A CPR consists of a Resource System like a Fishing ground and a Resource Unit which in this case is the fish. Problem occurs when the rate of appropriation of the resource unit is much higher than its rate of replenishment. As explained by most rational economic theories, individuals voluntary act in order to pursue their own interests without trying to look out for their common or group interests. So, most fisherman will try to maximize their catch of the day and as a result the fishing ground will not be able survive beyond a time period.

But how do we still manage to get our food? While some may argue that “mother earth” is still able to sustain the selfish interests of the humans, we know that there are communities that have been able to maintain their resources systems rather well. In her book, Governing the Commons, Ostrom has given a number of examples of such communities around the world (e.g. Alanya in Turkey). These examples have proven that individuals are capable of thinking long-term. When people start to think beyond their immediate interests, their discount rates that they apply to future benefits tend to change and hence they would value their future much more.

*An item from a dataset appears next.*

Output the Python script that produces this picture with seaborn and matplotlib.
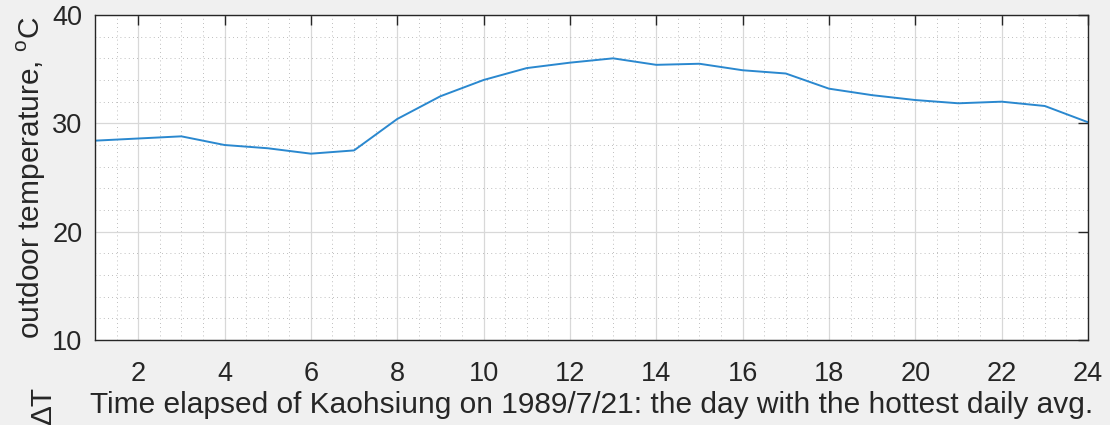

One way to do this is by increasing the vividness of the future. If people can have a better sense of the result of their current actions, then they may act in ways that could lead to a brighter future. Now, we know that the brain always tries to predict what will happen next. In fact “Nexting” is an ingrained propensity of people and it may have developed evolutionarily as a survival mechanism. We applied this principle in a recent project on  preventing vehicle collisions at unmanned level crossings. By using a series of photographs, we showed that the vehicle will be hit if the driver does not stop now and let the train go by.  This solution has been covered by Forbes India in their recent issue. Here is the link

Thus, by aiding the brain’s propensity to predict, we can change the current decisions.  By making the future outcome of the current actions more salient, may be we could nudge people make better decisions.